What to do: The lines below are to be quoted exactly, from the first through the one that contains "(ylab1) at (17,261)".
[begin Data lines]
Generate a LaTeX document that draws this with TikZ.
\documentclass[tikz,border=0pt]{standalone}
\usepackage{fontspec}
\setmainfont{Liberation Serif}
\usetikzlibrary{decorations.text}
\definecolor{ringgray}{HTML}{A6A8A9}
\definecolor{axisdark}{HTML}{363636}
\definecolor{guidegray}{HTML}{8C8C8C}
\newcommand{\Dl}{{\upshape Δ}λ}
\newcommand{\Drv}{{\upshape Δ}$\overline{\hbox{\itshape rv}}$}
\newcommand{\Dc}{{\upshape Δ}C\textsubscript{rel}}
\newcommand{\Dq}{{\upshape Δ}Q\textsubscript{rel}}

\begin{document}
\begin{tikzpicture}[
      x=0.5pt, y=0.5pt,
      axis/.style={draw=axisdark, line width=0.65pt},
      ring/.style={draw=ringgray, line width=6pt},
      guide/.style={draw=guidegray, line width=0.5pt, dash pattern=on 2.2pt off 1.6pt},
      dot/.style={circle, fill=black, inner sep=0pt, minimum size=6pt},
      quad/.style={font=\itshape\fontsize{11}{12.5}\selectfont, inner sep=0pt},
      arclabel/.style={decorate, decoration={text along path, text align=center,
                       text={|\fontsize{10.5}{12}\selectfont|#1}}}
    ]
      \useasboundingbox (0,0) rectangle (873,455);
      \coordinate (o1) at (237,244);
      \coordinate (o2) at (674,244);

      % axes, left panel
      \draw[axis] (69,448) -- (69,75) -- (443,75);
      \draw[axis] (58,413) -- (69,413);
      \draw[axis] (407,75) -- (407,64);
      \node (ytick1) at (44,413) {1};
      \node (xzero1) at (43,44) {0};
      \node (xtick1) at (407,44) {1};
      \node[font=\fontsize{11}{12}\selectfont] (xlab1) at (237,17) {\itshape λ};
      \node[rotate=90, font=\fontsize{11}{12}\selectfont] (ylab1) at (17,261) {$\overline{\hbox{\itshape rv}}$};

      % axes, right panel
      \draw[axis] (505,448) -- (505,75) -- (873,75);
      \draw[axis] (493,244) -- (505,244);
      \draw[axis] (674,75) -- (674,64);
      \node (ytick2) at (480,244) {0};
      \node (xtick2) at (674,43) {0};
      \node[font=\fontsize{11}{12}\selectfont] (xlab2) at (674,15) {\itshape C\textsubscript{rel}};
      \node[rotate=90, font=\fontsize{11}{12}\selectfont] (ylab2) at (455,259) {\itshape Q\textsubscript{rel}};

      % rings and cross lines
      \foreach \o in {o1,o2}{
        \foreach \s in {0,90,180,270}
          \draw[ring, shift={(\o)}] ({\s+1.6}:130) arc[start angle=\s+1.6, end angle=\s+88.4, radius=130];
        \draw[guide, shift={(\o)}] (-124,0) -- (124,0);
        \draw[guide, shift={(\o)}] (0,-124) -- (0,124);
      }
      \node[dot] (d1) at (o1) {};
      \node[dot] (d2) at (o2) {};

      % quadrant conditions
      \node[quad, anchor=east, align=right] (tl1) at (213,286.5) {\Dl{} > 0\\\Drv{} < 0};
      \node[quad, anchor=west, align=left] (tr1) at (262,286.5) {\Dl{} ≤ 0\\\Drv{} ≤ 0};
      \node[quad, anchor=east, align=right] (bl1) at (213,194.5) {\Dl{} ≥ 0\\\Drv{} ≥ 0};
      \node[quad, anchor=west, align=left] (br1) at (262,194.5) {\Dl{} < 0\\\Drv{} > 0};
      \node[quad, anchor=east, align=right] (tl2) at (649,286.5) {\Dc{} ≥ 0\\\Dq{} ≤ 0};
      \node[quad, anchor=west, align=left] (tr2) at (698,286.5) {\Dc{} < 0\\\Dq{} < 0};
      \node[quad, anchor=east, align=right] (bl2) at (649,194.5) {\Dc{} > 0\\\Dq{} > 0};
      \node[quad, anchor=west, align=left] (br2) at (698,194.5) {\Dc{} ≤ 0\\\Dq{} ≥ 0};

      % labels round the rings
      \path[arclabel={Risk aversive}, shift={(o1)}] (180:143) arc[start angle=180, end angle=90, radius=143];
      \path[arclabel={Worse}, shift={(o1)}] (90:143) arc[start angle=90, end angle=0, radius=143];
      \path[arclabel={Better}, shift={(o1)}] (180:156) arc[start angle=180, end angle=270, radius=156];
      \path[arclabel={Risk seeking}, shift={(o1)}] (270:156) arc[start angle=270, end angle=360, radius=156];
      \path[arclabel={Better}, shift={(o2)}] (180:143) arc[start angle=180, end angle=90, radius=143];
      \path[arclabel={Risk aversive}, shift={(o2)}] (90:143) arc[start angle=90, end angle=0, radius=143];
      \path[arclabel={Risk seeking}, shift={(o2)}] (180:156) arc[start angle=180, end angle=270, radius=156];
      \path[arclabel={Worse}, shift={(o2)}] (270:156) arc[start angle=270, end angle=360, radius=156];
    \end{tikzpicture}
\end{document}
[end Data lines]
Reply to the exercise:
Generate a LaTeX document that draws this with TikZ.
\documentclass[tikz,border=0pt]{standalone}
\usepackage{fontspec}
\setmainfont{Liberation Serif}
\usetikzlibrary{decorations.text}
\definecolor{ringgray}{HTML}{A6A8A9}
\definecolor{axisdark}{HTML}{363636}
\definecolor{guidegray}{HTML}{8C8C8C}
\newcommand{\Dl}{{\upshape Δ}λ}
\newcommand{\Drv}{{\upshape Δ}$\overline{\hbox{\itshape rv}}$}
\newcommand{\Dc}{{\upshape Δ}C\textsubscript{rel}}
\newcommand{\Dq}{{\upshape Δ}Q\textsubscript{rel}}

\begin{document}
\begin{tikzpicture}[
      x=0.5pt, y=0.5pt,
      axis/.style={draw=axisdark, line width=0.65pt},
      ring/.style={draw=ringgray, line width=6pt},
      guide/.style={draw=guidegray, line width=0.5pt, dash pattern=on 2.2pt off 1.6pt},
      dot/.style={circle, fill=black, inner sep=0pt, minimum size=6pt},
      quad/.style={font=\itshape\fontsize{11}{12.5}\selectfont, inner sep=0pt},
      arclabel/.style={decorate, decoration={text along path, text align=center,
                       text={|\fontsize{10.5}{12}\selectfont|#1}}}
    ]
      \useasboundingbox (0,0) rectangle (873,455);
      \coordinate (o1) at (237,244);
      \coordinate (o2) at (674,244);

      % axes, left panel
      \draw[axis] (69,448) -- (69,75) -- (443,75);
      \draw[axis] (58,413) -- (69,413);
      \draw[axis] (407,75) -- (407,64);
      \node (ytick1) at (44,413) {1};
      \node (xzero1) at (43,44) {0};
      \node (xtick1) at (407,44) {1};
      \node[font=\fontsize{11}{12}\selectfont] (xlab1) at (237,17) {\itshape λ};
      \node[rotate=90, font=\fontsize{11}{12}\selectfont] (ylab1) at (17,261) {$\overline{\hbox{\itshape rv}}$};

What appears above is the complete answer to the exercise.